节点文献
DVB-T COFDM接收系统中关键技术研究与设计
Study and Design of Key Technologies for DVB-T COFDM Receiver Systems
【作者】 周加铳;
【导师】 陈咏恩;
【作者基本信息】 同济大学 , 控制理论与控制工程, 2007, 博士
【摘要】 地面数字视频广播(Digital Video Broadcasting-Terrestrial,DVB-T)作为当今世界最主要的数字电视地面传输标准之一,其采用编码正交频分复用(CodedOrthogonal Frequency Division Multiplexing,COFDM)技术进行调制,是一种典型的OFDM系统。
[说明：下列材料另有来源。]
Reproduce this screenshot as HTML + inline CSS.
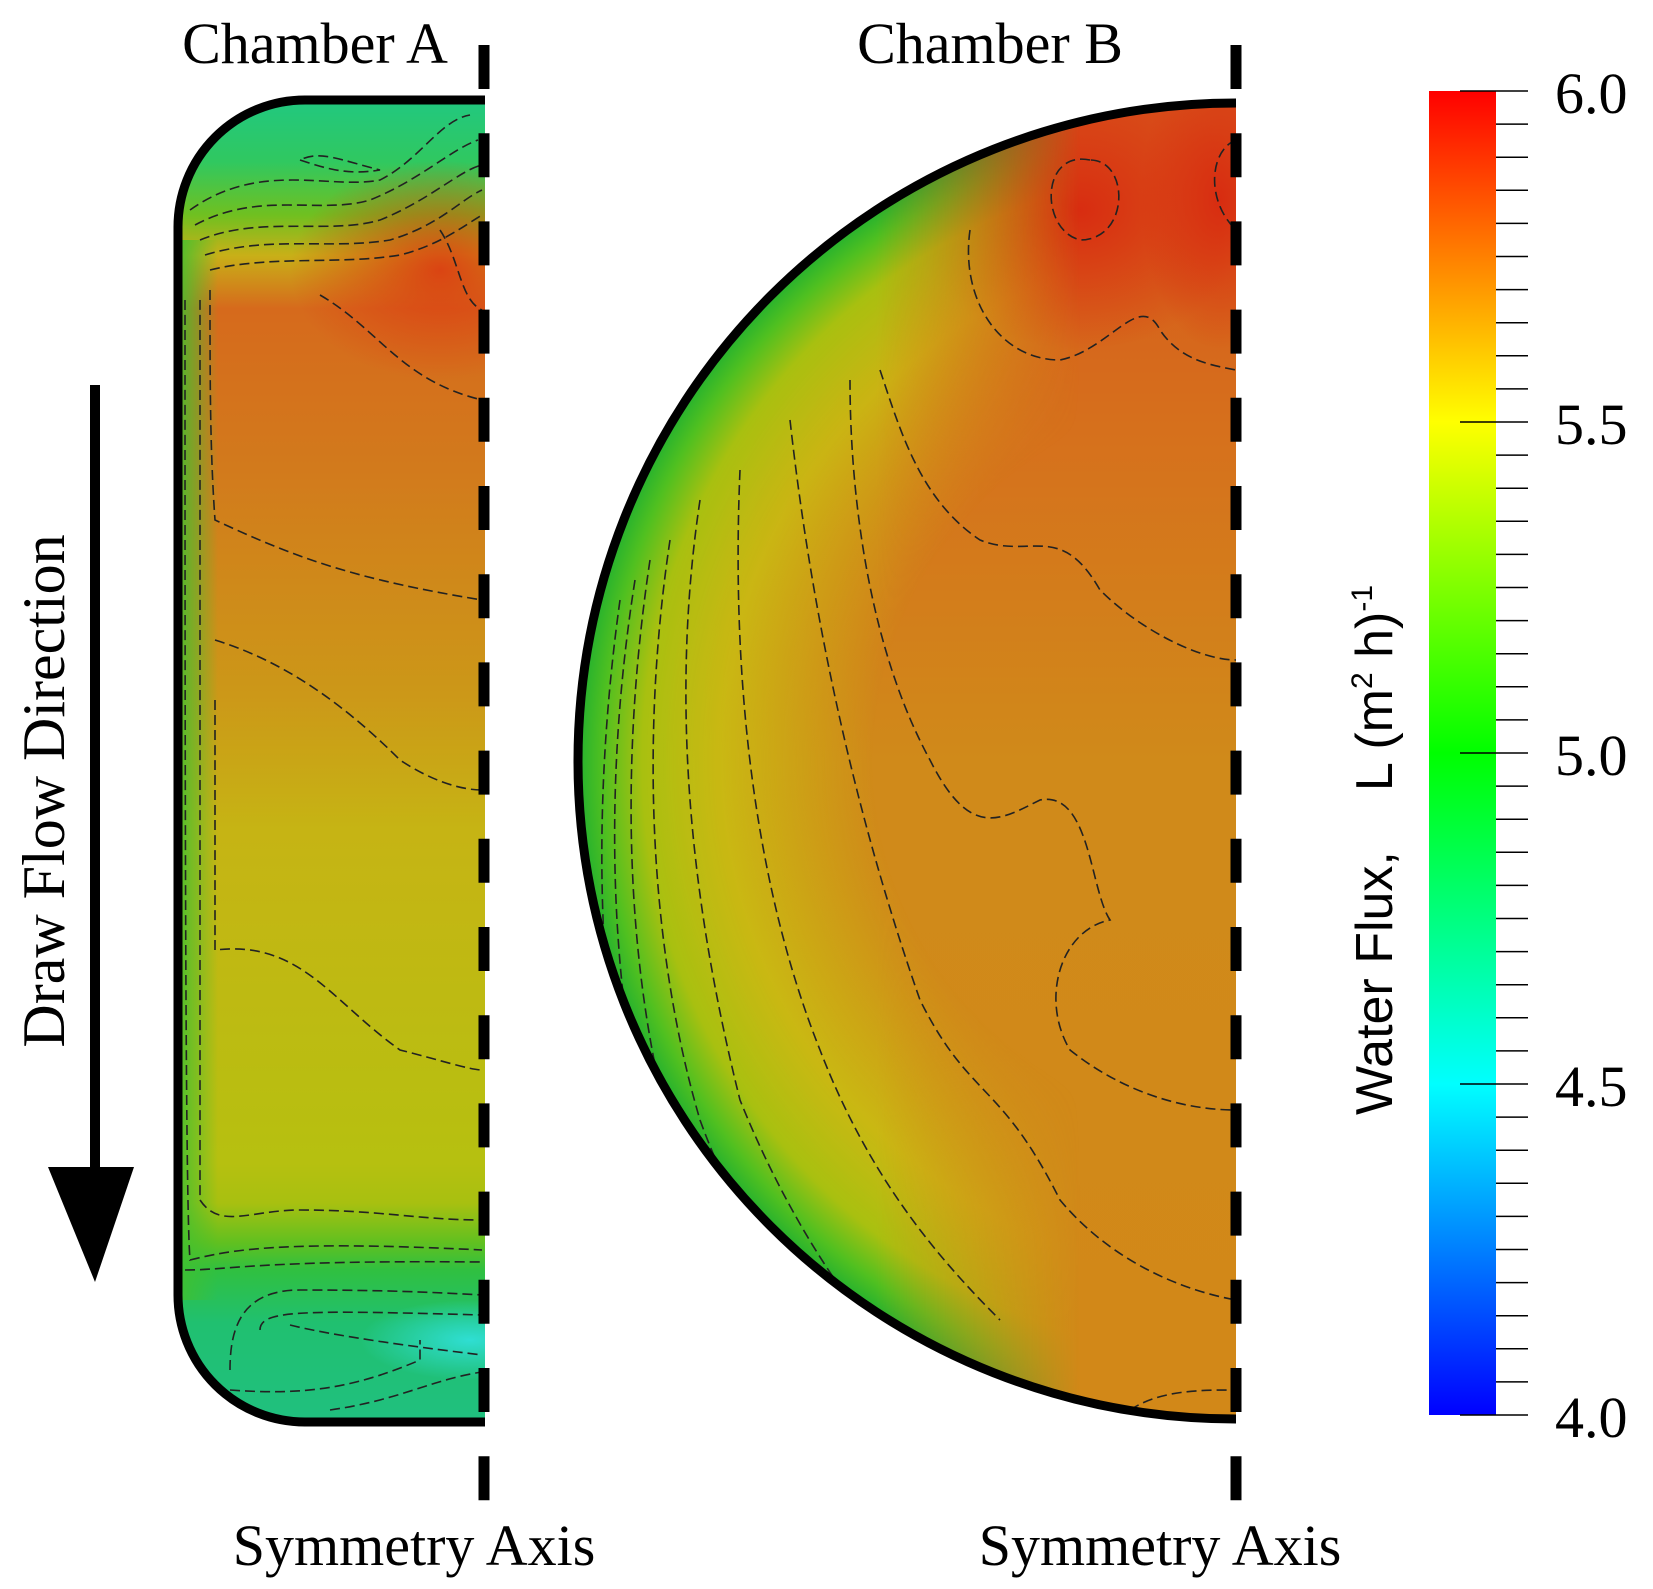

OFDM技术具有抗多径干扰能力强、频谱利用率高等诸多优点,应用前景非常广阔;但是OFDM系统对同步误差和信道估计误差比较敏感,如何快速可靠的实现系统同步和信道估计对接收系统来说非常重要。本文将重点研究DVB-T COFDM接收中的定时同步、载波同步和信道估计等关键技术难点,给出适合DVB-T系统应用的解决方法。主要内容包括:(1)首先简要介绍地面无线信道的基本特性和OFDM技术基本原理,建立了完整的DVB-T系统传输模型;通过分析各种非理想因素对系统性能的影响,设计了一种采用捕获和跟踪两级同步机制及时频级联信道估计技术的内接收机方案。(2)分析了基于循环前缀和导频的定时同步方法的性能。根据循环前缀的重复特性,实现传输模式/保护间隔类型检测、时域符号粗同步和小数倍子载波频偏估计各模块的复用,并应用截短相关长度及门限方法提高估计性能;根据导频的功率特性,设计了一种简单快速的符号类型检测方法;根据导频相关和的相位特性确定了适当的符号精同步方案,将符号内导频相关与符号间导频相关相结合,在保证精度的同时扩大了估计范围;根据最小平方准则实现采样时钟频偏与剩余载波频偏的联合估计,克服了系统中连续导频分布不对称的缺点。(3)提出了一种基于保护带功率检测和连续导频相关的两级整数倍频偏估计新方案;第一级判断整数倍频偏的正负,降低一半计算复杂度;第二级采用部分连续导频估计整数倍频偏,估计性能变化不大但复杂度大大降低。(4)在研究现有估计方法的基础上,确定了时频级联的信道估计。通过对导频位置LS估计结果进行自适应滤波,大大降低了噪声影响;针对非导频位置应用传统DFT方法存在的缺憾,给出了基于变换域方法、两种DCT/IDCT变换法及时域迭代处理等多种改进方法;在分析各种插值算法性能的基础上,设计了一种低复杂度的实现方案。(5)确定了系统同步和信道估计各模块的结构;提出了一种新的基16/8混合基FFT实现结构,采用单个基16/8复用的蝶形运算单元顺序处理,并通过减少乘法器数目,有效降低硬件消耗;运算单元内部采用“基4+基4/2”级联流水线方式,大大加快运算速度;此外,应用对称乒乓RAM结构提高了蝶形运算单元的连续运算能力;并且使用改进的块浮点防溢出机制保证运算精度。(6)最后简单讨论了进一步工作的方向。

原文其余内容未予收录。